▶ [Task requirements]: Copy exactly the lines from the start of the material through the line with "11.2, 12.5, 13.6, 13.3, 11.8, 10.8];". Pictures stay out of the copy.
==============================
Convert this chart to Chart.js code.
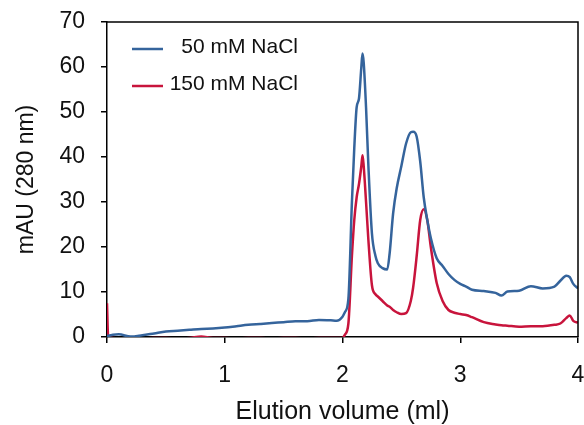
<!DOCTYPE html>
<html>
<head>
<meta charset="utf-8">
<script src="https://cdn.jsdelivr.net/npm/chart.js@4/dist/chart.umd.min.js"></script>
<style>
  html, body { margin: 0; padding: 0; background: #fff; }
  #wrap { width: 584px; height: 425px; }
</style>
</head>
<body>
<div id="wrap"><canvas id="elution"></canvas></div>
<script>
// elution volume (ml), shared by both traces
var volume = [0, 0.01, 0.05, 0.1, 0.2, 0.3, 0.4, 0.5, 0.6, 0.7, 0.8, 0.9, 1.0, 1.1, 1.2, 1.3, 1.4, 1.5, 1.6, 1.7, 1.8, 1.9, 1.95,
  2.0, 2.02, 2.05, 2.08, 2.1, 2.12, 2.14, 2.16, 2.17, 2.18, 2.2, 2.22, 2.25, 2.28, 2.3, 2.34, 2.38, 2.4, 2.43, 2.46, 2.5,
  2.54, 2.58, 2.6, 2.63, 2.66, 2.69, 2.72, 2.75, 2.8, 2.85, 2.9, 2.95, 3.0, 3.05, 3.1, 3.2, 3.3, 3.35, 3.4, 3.5, 3.6, 3.7,
  3.8, 3.85, 3.9, 3.93, 3.96, 4.0];

var nacl50 = [0.3, 0.3, 0.5, 0.6, 0.1, 0.4, 0.8, 1.2, 1.4, 1.6, 1.8, 1.9, 2.1, 2.4, 2.7, 2.9, 3.1, 3.3, 3.5, 3.5, 3.8, 3.7, 3.6,
  4.5, 5.5, 8.5, 30, 42, 51, 53, 60, 63, 61, 51, 38, 23, 18, 16.4, 15.3, 15, 18.5, 27.5, 33, 38,
  43, 45.5, 45.6, 44.5, 39, 31, 26, 22, 17.5, 15.8, 14, 12.7, 11.8, 11.2, 10.5, 10.2, 9.8, 9.2, 10.1, 10.3, 11.3, 10.8,
  11.2, 12.5, 13.6, 13.3, 11.8, 10.8];

var nacl150 = [7.5, 0, -0.2, -0.3, -0.2, -0.3, -0.2, -0.2, -0.3, -0.2, 0.1, -0.2, -0.2, -0.3, -0.2, -0.2, -0.3, -0.2, -0.2, -0.3, -0.2, -0.2, -0.2,
  -0.2, 0.5, 3, 18, 26, 31, 34, 38, 40.4, 38, 30, 21.5, 11.5, 9.5, 9, 8, 7, 6.7, 6, 5.5, 5.1,
  5.3, 8, 11, 18, 26, 28.4, 26, 20, 12, 8, 6, 5.4, 5.1, 4.9, 4.4, 3.3, 2.8, 2.6, 2.5, 2.3, 2.4, 2.4,
  2.7, 3, 4.2, 4.8, 3.6, 3.2];

var seriesNames = [' 50 mM NaCl', '150 mM NaCl'];
var xTicks = [0, 1, 2, 3, 4];
var yTicks = [0, 10, 20, 30, 40, 50, 60, 70];

function toPoints(vals) {
  return volume.map(function(v, i) { return { x: v, y: vals[i] }; });
}

var blue = '#35649c';
var red = '#c8143c';
var font = 'Arial, "Liberation Sans", sans-serif';

// closes the plot box and draws the legend inside it
var frameAndLegend = {
  id: 'frameAndLegend',
  afterDatasetsDraw: function(chart) {
    var ctx = chart.ctx, a = chart.chartArea;
    ctx.save();
    ctx.strokeStyle = '#000';
    ctx.lineWidth = 1.5;
    ctx.beginPath();
    ctx.moveTo(a.left, a.top);
    ctx.lineTo(a.right, a.top);
    ctx.lineTo(a.right, a.bottom);
    ctx.stroke();

    ctx.font = '21px ' + font;
    ctx.textAlign = 'right';
    ctx.textBaseline = 'middle';
    chart.data.datasets.forEach(function(ds, i) {
      var y = a.top + 25 + i * 37;
      ctx.strokeStyle = ds.borderColor;
      ctx.lineWidth = 2.5;
      ctx.beginPath();
      ctx.moveTo(a.left + 25, y + 2);
      ctx.lineTo(a.left + 56, y + 2);
      ctx.stroke();
      ctx.fillStyle = '#111';
      ctx.fillText(ds.label, a.left + 191, y);
    });
    ctx.restore();
  }
};

var ctx = document.getElementById('elution').getContext('2d');

var elutionChart = new Chart(ctx, {
  type: 'line',
  data: {
    datasets: [{
      label: seriesNames[0],
      data: toPoints(nacl50),
      borderColor: blue,
      borderWidth: 2.5,
      pointRadius: 0,
      cubicInterpolationMode: 'monotone'
    },
    {
      label: seriesNames[1],
      data: toPoints(nacl150),
      borderColor: red,
      borderWidth: 2.5,
      pointRadius: 0,
      cubicInterpolationMode: 'monotone'
    }]
  },
  options: {
    responsive: true,
    maintainAspectRatio: false,
    animation: false,
    layout: { padding: { top: 22, right: 6, left: 0, bottom: 0 } },
    plugins: {
      legend: { display: false },
      tooltip: { enabled: false }
    },
    scales: {
      x: {
        type: 'linear',
        min: 0,
        max: 4,
        afterBuildTicks: function(scale) { scale.ticks = xTicks.map(function(v) { return { value: v }; }); },
        afterFit: function(scale) { scale.height = 88; scale.paddingLeft = 0; scale.paddingRight = 0; },
        border: { color: '#000', width: 1.5 },
        grid: { drawOnChartArea: false, color: '#000', tickLength: 6, lineWidth: 1.5 },
        ticks: { color: '#111', font: { size: 23, family: font }, padding: 19, maxRotation: 0 },
        title: { display: true, text: 'Elution volume (ml)', color: '#111', font: { size: 25, family: font, lineHeight: 1 }, padding: { top: 0, bottom: 0 } }
      },
      y: {
        min: 0,
        max: 70,
        afterBuildTicks: function(scale) { scale.ticks = yTicks.map(function(v) { return { value: v }; }); },
        afterFit: function(scale) { scale.width = 107; scale.paddingTop = 0; scale.paddingBottom = 0; },
        border: { color: '#000', width: 1.5 },
        grid: { drawOnChartArea: false, color: '#000', tickLength: 6, lineWidth: 1.5 },
        ticks: { color: '#111', font: { size: 23, family: font }, padding: 16 },
        title: { display: true, text: 'mAU (280 nm)', color: '#111', font: { size: 23, family: font }, padding: { top: 13, bottom: 0 } }
      }
    }
  },
  plugins: [frameAndLegend]
});
</script>
</body>
</html>
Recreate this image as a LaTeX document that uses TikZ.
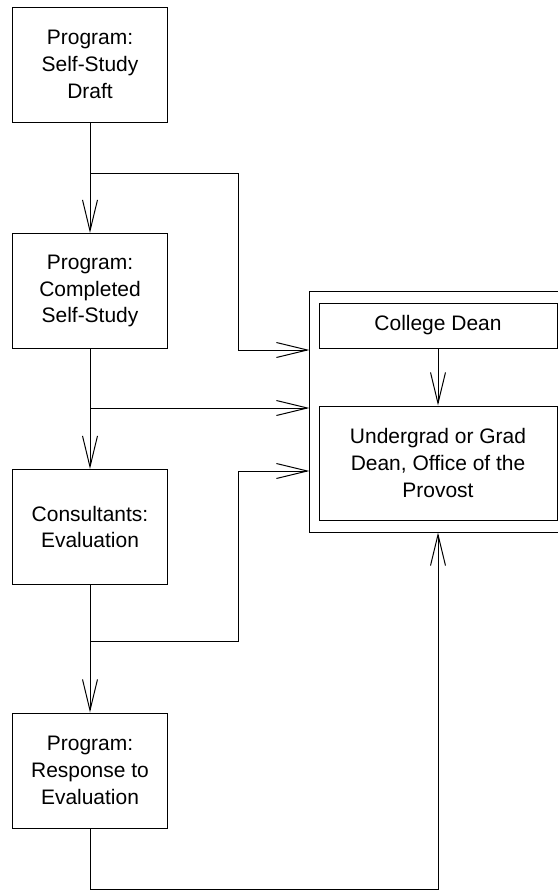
\documentclass[tikz,border=0pt]{standalone}
\usepackage{fontspec}
\setmainfont{Liberation Sans}
\usetikzlibrary{positioning,arrows.meta}
\tikzset{
  stagebox/.style={draw, align=center, minimum width=4.62cm, minimum height=3.45cm,
    inner sep=2pt, font=\fontsize{17.9pt}{23pt}\selectfont},
  deanbox/.style={draw, align=center, minimum width=7.14cm, inner sep=2pt,
    font=\fontsize{17.9pt}{23pt}\selectfont},
  groupbox/.style={draw, minimum width=7.47cm, minimum height=7.23cm, inner sep=0pt},
  flowarrow/.style={-{Straight Barb[length=0.93cm, width=0.45cm]}},
}

\begin{document}
\begin{tikzpicture}[x=0.03cm, y=-0.03cm, line width=0.85pt]
  \useasboundingbox (0,0) rectangle (558,890);
  % program side
  \node[stagebox] (draft) at (90,64.5) {Program:\\Self-Study\\Draft};
  \node[stagebox] (completed) at (90,291) {Program:\\Completed\\Self-Study};
  \node[stagebox] (consult) at (90,527) {Consultants:\\Evaluation};
  \node[stagebox] (response) at (90,770.5) {Program:\\Response to\\Evaluation};
  % deans
  \node[groupbox] (deans) at (434.5,411.5) {};
  \node[deanbox, minimum height=1.35cm] (college) at (438,325.5) {College Dean};
  \node[deanbox, minimum height=3.42cm] (provost) at (438,463)
    {Undergrad or Grad\\Dean, Office of the\\Provost};
  % branch points
  \coordinate (b1) at (90,173);
  \coordinate (c1) at (238,350);
  \coordinate (b2) at (90,408);
  \coordinate (b3) at (90,641);
  \coordinate (c3) at (238,471);
  \coordinate (c4) at (438,889);
  \draw[flowarrow] (draft.south) -- (completed.north);
  \draw[flowarrow] (completed.south) -- (consult.north);
  \draw[flowarrow] (consult.south) -- (response.north);
  \draw[flowarrow] (college.south) -- (provost.north);
  \draw[flowarrow] (b1) -| (c1) -- (c1 -| deans.west);
  \draw[flowarrow] (b2) -- (b2 -| deans.west);
  \draw[flowarrow] (b3) -| (c3) -- (c3 -| deans.west);
  \draw[flowarrow] (response.south) |- (c4) -- (c4 |- deans.south);
\end{tikzpicture}
\end{document}
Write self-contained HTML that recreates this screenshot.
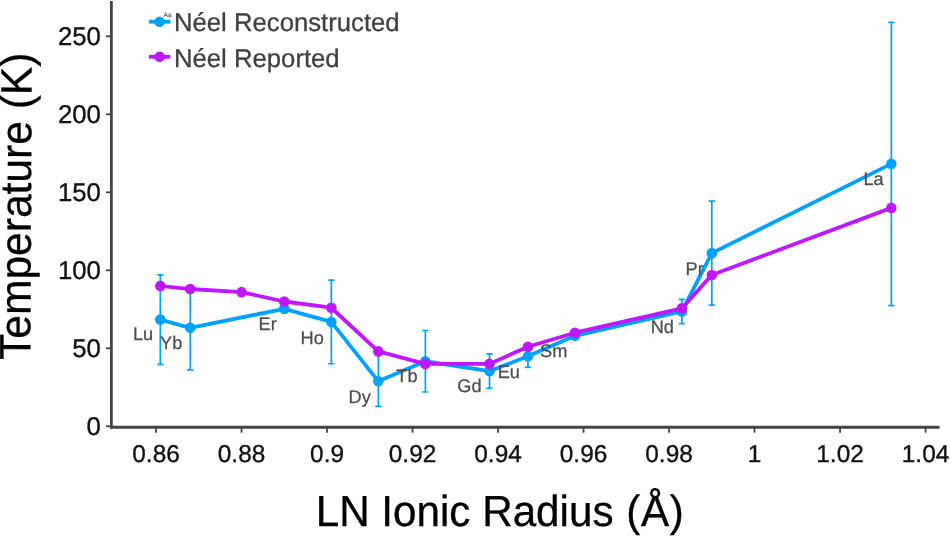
==============================
▶ [Response]:
Convert this chart to Chart.js code.
<!DOCTYPE html>
<html>
<head>
<meta charset="utf-8">
<script src="https://cdn.jsdelivr.net/npm/chart.js@4/dist/chart.umd.min.js"></script>
<style>
  html, body { margin: 0; padding: 0; background: #fff; }
  #wrap { width: 584px; height: 425px; }
</style>
</head>
<body>
<div id="wrap"><canvas id="elution"></canvas></div>
<script>
// elution volume (ml), shared by both traces
var volume = [0, 0.01, 0.05, 0.1, 0.2, 0.3, 0.4, 0.5, 0.6, 0.7, 0.8, 0.9, 1.0, 1.1, 1.2, 1.3, 1.4, 1.5, 1.6, 1.7, 1.8, 1.9, 1.95,
  2.0, 2.02, 2.05, 2.08, 2.1, 2.12, 2.14, 2.16, 2.17, 2.18, 2.2, 2.22, 2.25, 2.28, 2.3, 2.34, 2.38, 2.4, 2.43, 2.46, 2.5,
  2.54, 2.58, 2.6, 2.63, 2.66, 2.69, 2.72, 2.75, 2.8, 2.85, 2.9, 2.95, 3.0, 3.05, 3.1, 3.2, 3.3, 3.35, 3.4, 3.5, 3.6, 3.7,
  3.8, 3.85, 3.9, 3.93, 3.96, 4.0];

var nacl50 = [0.3, 0.3, 0.5, 0.6, 0.1, 0.4, 0.8, 1.2, 1.4, 1.6, 1.8, 1.9, 2.1, 2.4, 2.7, 2.9, 3.1, 3.3, 3.5, 3.5, 3.8, 3.7, 3.6,
  4.5, 5.5, 8.5, 30, 42, 51, 53, 60, 63, 61, 51, 38, 23, 18, 16.4, 15.3, 15, 18.5, 27.5, 33, 38,
  43, 45.5, 45.6, 44.5, 39, 31, 26, 22, 17.5, 15.8, 14, 12.7, 11.8, 11.2, 10.5, 10.2, 9.8, 9.2, 10.1, 10.3, 11.3, 10.8,
  11.2, 12.5, 13.6, 13.3, 11.8, 10.8];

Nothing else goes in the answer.